Dynamic Graph Condensation

Recent research on deep graph learning has shifted from static to dynamic graphs, motivated by the evolving behaviors observed in complex real-world systems. However, the temporal extension in dynamic graphs poses significant data efficiency challenges, including increased data volume, high spatiotemporal redundancy, and reliance on costly dynamic graph neural networks (DGNNs). To alleviate the concerns, we pioneer the study of dynamic graph condensation (DGC), which aims to substantially reduce the scale of dynamic graphs for data-efficient DGNN training.
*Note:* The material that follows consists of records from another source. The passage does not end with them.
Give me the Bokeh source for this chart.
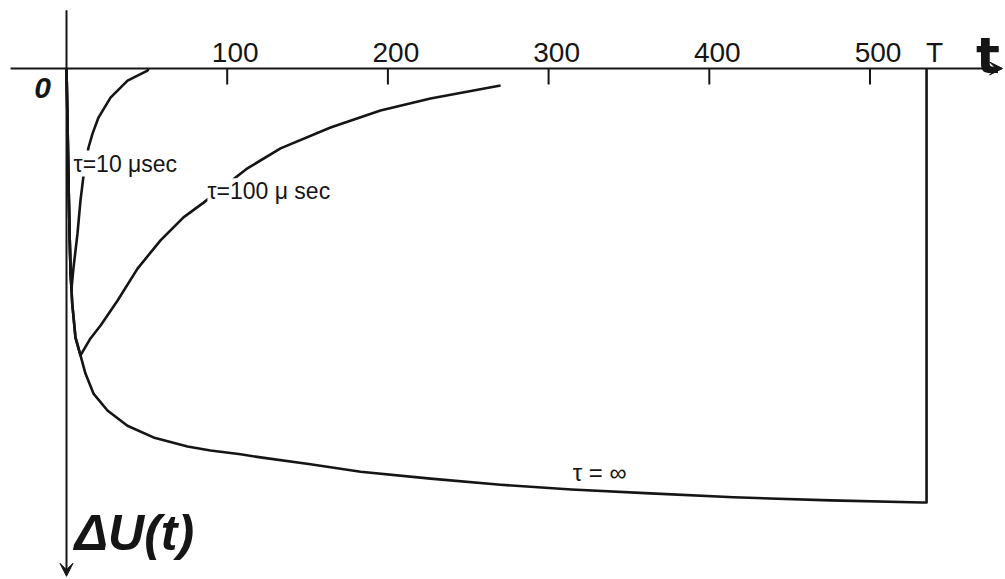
from bokeh.plotting import figure
from bokeh.models import Range1d, Arrow, VeeHead, Label
from bokeh.core.properties import value
from bokeh.embed import file_html
from bokeh.resources import INLINE

# ---- data (t in microseconds, dU in arbitrary units, positive downward) ----
t_inf = [0, 0.62, 1.24, 1.87, 2.49, 3.55, 5.6, 8.71, 11.8, 16.8, 25.5, 37.9, 54.1,
         75.3, 89.6, 108.3, 120.7, 151.8, 183.0, 226.5, 270.1, 314.2, 363.4, 415.1,
         475.4, 532.7, 535.2, 535.2]
u_inf = [0, 0.120, 0.258, 0.373, 0.465, 0.541, 0.620, 0.661, 0.703, 0.749, 0.788,
         0.823, 0.850, 0.871, 0.880, 0.889, 0.896, 0.912, 0.929, 0.945, 0.959, 0.970,
         0.979, 0.988, 0.995, 1.0, 1.0, 0]

t_tau10 = [0, 0.62, 1.24, 1.87, 2.49, 3.11, 4.36, 6.85, 8.71, 10.6, 13.7, 16.2,
           19.9, 27.4, 38.0, 50.4, 51.0]
u_tau10 = [0, 0.120, 0.258, 0.373, 0.465, 0.507, 0.459, 0.380, 0.304, 0.247, 0.182,
           0.150, 0.113, 0.067, 0.028, 0.005, 0]

t_tau100 = [0, 0.62, 1.24, 1.87, 2.49, 3.55, 5.6, 8.71, 14.9, 21.2, 31.7, 44.2,
            58.5, 72.8, 85.3, 112.6, 133.2, 164.3, 195.4, 226.5, 270.1]
u_tau100 = [0, 0.120, 0.258, 0.373, 0.465, 0.541, 0.620, 0.661, 0.622, 0.592, 0.535,
            0.461, 0.396, 0.343, 0.309, 0.230, 0.184, 0.136, 0.097, 0.069, 0.039]

tick_values = [100, 200, 300, 400, 500]
tick_labels = ["100", "200", "300", "400", "500"]
T_value = 535.2
T_label = "T"

INK = "#151515"

p = figure(width=1005, height=579, output_backend="svg", toolbar_location=None,
           x_range=Range1d(-41.07, 584.32), y_range=Range1d(1.1774, -0.1567),
           x_axis_location=None, y_axis_location=None, min_border=0,
           outline_line_color=None, background_fill_color="white",
           border_fill_color="white")
p.grid.visible = False

# axes (drawn inside the frame, crossing at the origin)
p.add_layout(Arrow(end=VeeHead(size=13, fill_color=INK, line_color=INK),
                   x_start=-34.8, y_start=0, x_end=582.5, y_end=0,
                   line_width=2, line_color=INK))
p.add_layout(Arrow(end=VeeHead(size=13, fill_color=INK, line_color=INK),
                   x_start=0, y_start=-0.134, x_end=0, y_end=1.170,
                   line_width=2, line_color=INK))

# ticks and tick labels
p.segment(x0=tick_values, y0=[0] * len(tick_values), x1=tick_values,
          y1=[0.037] * len(tick_values), line_width=2, line_color=INK)
p.text(x=tick_values + [T_value], y=[0] * (len(tick_values) + 1),
       text=tick_labels + [T_label], x_offset=8, y_offset=-16,
       text_align="center", text_baseline="middle",
       text_font=value("Liberation Sans"), text_font_size="28px", text_color=INK)

# curves
p.line(t_inf, u_inf, line_width=2.6, line_color=INK, line_join="round")
p.line(t_tau10, u_tau10, line_width=2.6, line_color=INK, line_join="round")
p.line(t_tau100, u_tau100, line_width=2.6, line_color=INK, line_join="round")

# curve labels (white background breaks the lines as in the drawing)
p.add_layout(Label(x=4.4, y=0.219, text="τ=10 μsec", text_align="left",
                   text_baseline="middle", text_font="Liberation Sans",
                   text_font_size="23px", text_color=INK,
                   background_fill_color="white"))
p.add_layout(Label(x=87.7, y=0.283, text="τ=100 μ sec", text_align="left",
                   text_baseline="middle", text_font="Liberation Sans",
                   text_font_size="23px", text_color=INK,
                   background_fill_color="white"))
p.add_layout(Label(x=315, y=0.931, text="τ = ∞", text_align="left",
                   text_baseline="middle", text_font="Liberation Sans",
                   text_font_size="24px", text_color=INK))

# axis names
p.add_layout(Label(x=566, y=-0.028, text="t", text_align="left",
                   text_baseline="middle", text_font="DejaVu Sans",
                   text_font_style="bold", text_font_size="50px", text_color=INK))
p.add_layout(Label(x=-14.9, y=0.044, text="0", text_align="center",
                   text_baseline="middle", text_font="Liberation Sans",
                   text_font_style="bold italic", text_font_size="30px",
                   text_color=INK))
p.add_layout(Label(x=5.0, y=1.071, text="ΔU(t)", text_align="left",
                   text_baseline="middle", text_font="Liberation Sans",
                   text_font_style="bold italic", text_font_size="50px",
                   text_color=INK))

open("out.html", "w").write(file_html(p, INLINE))
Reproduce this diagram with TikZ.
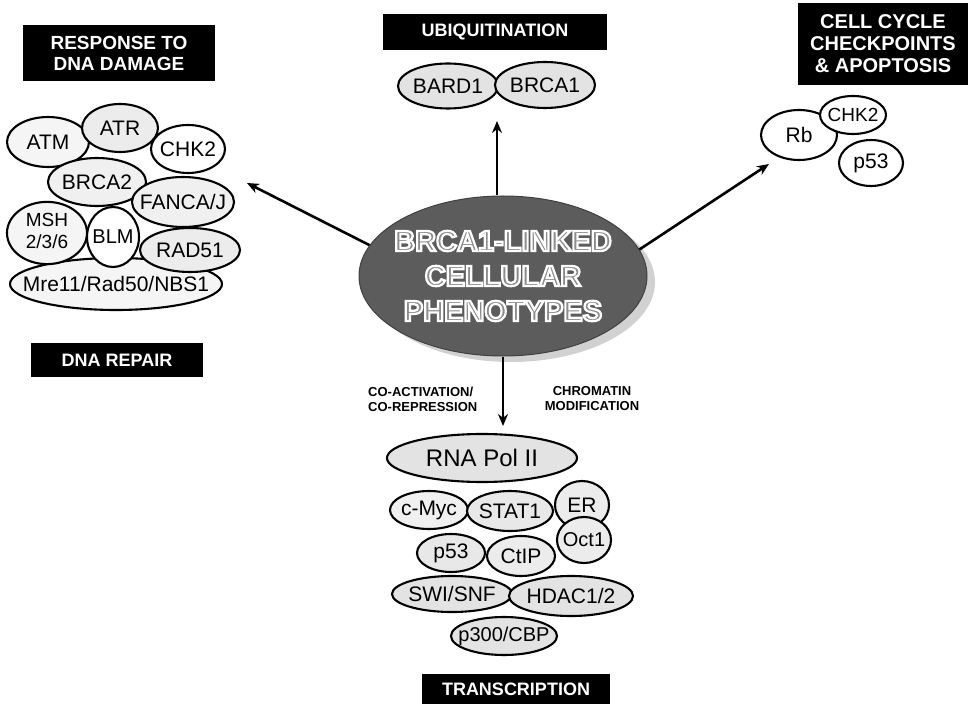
\documentclass[tikz,border=0pt]{standalone}
\usepackage{fontspec}
\setmainfont{Liberation Sans}
\usetikzlibrary{shapes.geometric,arrows.meta}
\definecolor{ctrgray}{gray}{0.36}
\definecolor{lettergray}{gray}{0.55}
\definecolor{shadowgray}{gray}{0.82}
\newcommand{\outlinetext}[1]{\special{pdf:literal direct 2 Tr 2.2 w 1 1 1 RG}#1\special{pdf:literal direct 0 Tr}}
\newcommand{\pz}[1]{\makebox[0pt]{#1}}
\tikzset{
  prot/.style={ellipse, draw=black, line width=2.1pt, inner sep=0pt, fill=gray!18,
    font=\fontsize{21}{22}\selectfont},
  lbox/.style={rectangle, fill=black, text=white, inner sep=0pt, align=center,
    font=\bfseries\fontsize{18}{20}\selectfont},
  ctext/.style={align=center, inner sep=0pt, font=\bfseries\fontsize{29}{35}\selectfont},
  arr/.style={line width=2.6pt, -{Stealth[length=12pt,width=10pt]}},
  small/.style={inner sep=0pt, font=\bfseries\fontsize{13}{15}\selectfont}
}
\begin{document}
\begin{tikzpicture}[x=1pt,y=-1pt]
\useasboundingbox (0,0) rectangle (968,708);

% central ellipse
\node[ellipse, fill=shadowgray, minimum width=288pt, minimum height=160pt, inner sep=0pt] (shadow) at (511,282) {};
\node[ellipse, fill=ctrgray, draw=ctrgray!70!black, line width=1pt, minimum width=288pt, minimum height=160pt, inner sep=0pt] (ctr) at (503,276) {};
\node[ctext, text=lettergray] (ctrtext) at (ctr.center) {\outlinetext{BRCA1-LINKED}\\\outlinetext{CELLULAR}\\\outlinetext{PHENOTYPES}};

% ---------- left cluster: DNA damage / repair
\node[lbox, minimum width=192pt, minimum height=56pt, font=\bfseries\fontsize{19}{21}\selectfont] (resp) at (119,53) {RESPONSE TO\\DNA DAMAGE};
\node[prot, fill=gray!8, minimum width=212pt, minimum height=52pt] (mre) at (116,284) {\pz{Mre11/Rad50/NBS1}};
\node[prot, fill=gray!8, minimum width=82pt, minimum height=50pt] (atm) at (48,142) {\pz{ATM}};
\node[prot, fill=gray!15, minimum width=76pt, minimum height=48pt] (atr) at (120,128) {\pz{ATR}};
\node[prot, fill=white, minimum width=74pt, minimum height=48pt] (chk2a) at (188,149) {\pz{CHK2}};
\node[prot, fill=gray!12, minimum width=98pt, minimum height=48pt] (brca2) at (97,182) {\pz{BRCA2}};
\node[prot, fill=gray!12, minimum width=102pt, minimum height=50pt] (fanca) at (183,202) {\pz{FANCA/J}};
\node[prot, fill=gray!8, minimum width=80pt, minimum height=60pt, font=\fontsize{19}{22}\selectfont] (msh) at (47,233) {\pz{\begin{tabular}{@{}c@{}}MSH\\2/3/6\end{tabular}}};
\node[prot, fill=white, minimum width=52pt, minimum height=60pt, font=\fontsize{20}{21}\selectfont] (blm) at (113,237) {\pz{BLM}};
\node[prot, fill=gray!15, minimum width=100pt, minimum height=44pt] (rad51) at (190,250) {\pz{RAD51}};
\node[lbox, minimum width=172pt, minimum height=34pt] (repair) at (117,360) {DNA REPAIR};

% ---------- top: ubiquitination
\node[lbox, minimum width=224pt, minimum height=36pt] (ubiq) at (495,32) {UBIQUITINATION};
\node[prot, fill=gray!22, minimum width=100pt, minimum height=45pt] (bard1) at (448,86) {\pz{BARD1}};
\node[prot, fill=gray!22, minimum width=100pt, minimum height=46pt] (brca1) at (545,85) {\pz{BRCA1}};

% ---------- right: cell cycle
\node[lbox, minimum width=170pt, minimum height=82pt, font=\bfseries\fontsize{20}{22}\selectfont] (cell) at (883,44) {CELL CYCLE\\CHECKPOINTS\\\& APOPTOSIS};
\node[prot, fill=white, minimum width=76pt, minimum height=50pt] (rb) at (799,135) {\pz{Rb}};
\node[prot, fill=white, minimum width=66pt, minimum height=38pt, font=\fontsize{19}{20}\selectfont] (chk2b) at (853,115) {\pz{CHK2}};
\node[prot, fill=white, minimum width=64pt, minimum height=46pt] (p53b) at (871,163) {\pz{p53}};

% ---------- bottom: transcription
\node[prot, fill=gray!22, minimum width=190pt, minimum height=48pt, font=\fontsize{24}{25}\selectfont] (pol) at (482,458) {\pz{RNA Pol II}};
\node[prot, fill=gray!12, minimum width=78pt, minimum height=38pt] (myc) at (429,510) {\pz{c-Myc}};
\node[prot, fill=gray!18, minimum width=86pt, minimum height=40pt] (stat1) at (510,511) {\pz{STAT1}};
\node[prot, fill=gray!15, minimum width=54pt, minimum height=48pt] (er) at (582,505) {\pz{ER}};
\node[prot, fill=gray!18, minimum width=68pt, minimum height=38pt] (p53c) at (451,553) {\pz{p53}};
\node[prot, fill=gray!15, minimum width=68pt, minimum height=40pt] (ctip) at (521,556) {\pz{CtIP}};
\node[prot, fill=gray!15, minimum width=54pt, minimum height=46pt, font=\fontsize{20}{21}\selectfont] (oct1) at (584,540) {\pz{Oct1}};
\node[prot, fill=gray!22, minimum width=120pt, minimum height=36pt] (swi) at (452,594) {\pz{SWI/SNF}};
\node[prot, fill=gray!22, minimum width=124pt, minimum height=40pt] (hdac) at (571,596) {\pz{HDAC1/2}};
\node[prot, fill=gray!22, minimum width=106pt, minimum height=38pt, font=\fontsize{20}{21}\selectfont] (p300) at (504,636) {\pz{p300/CBP}};
\node[lbox, minimum width=188pt, minimum height=30pt] (trans) at (516,689) {TRANSCRIPTION};

% ---------- labels on the down arrow
\node[small, align=left, anchor=west] (coact) at (368,399) {CO-ACTIVATION/\\CO-REPRESSION};
\node[small, align=center] (chrom) at (592,399) {CHROMATIN\\MODIFICATION};

% ---------- arrows
\coordinate (lefttip) at (247,183);
\coordinate (righttip) at (769,164);
\coordinate (uptip) at (497,121);
\coordinate (downtip) at (503,426);
\draw[arr] (ctr.167) -- (lefttip);
\draw[arr] (ctr.11) -- (righttip);
\draw[arr] (ctr.north -| uptip) -- (uptip);
\draw[arr] (ctr.south -| downtip) -- (downtip);
\end{tikzpicture}
\end{document}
Accordingly, we propose DyGC, a novel framework that condenses the real dynamic graph into a compact version while faithfully preserving the inherent spatiotemporal characteristics. Specifically, to endow synthetic graphs with realistic evolving structures, a novel spiking structure generation mechanism is introduced. It draws on the dynamic behavior of spiking neurons to model temporally-aware connectivity in dynamic graphs. Given the tightly coupled spatiotemporal dependencies, DyGC proposes a tailored distribution matching approach that first constructs a semantically rich state evolving field for dynamic graphs, and then performs fine-grained spatiotemporal state alignment to guide the optimization of the condensed graph. Experiments across multiple dynamic graph datasets and representative DGNN architectures demonstrate the effectiveness of DyGC. Notably, our method retains up to 96.2% DGNN performance with only 0.5% of the original graph size, and achieves up to 1846 times training speedup.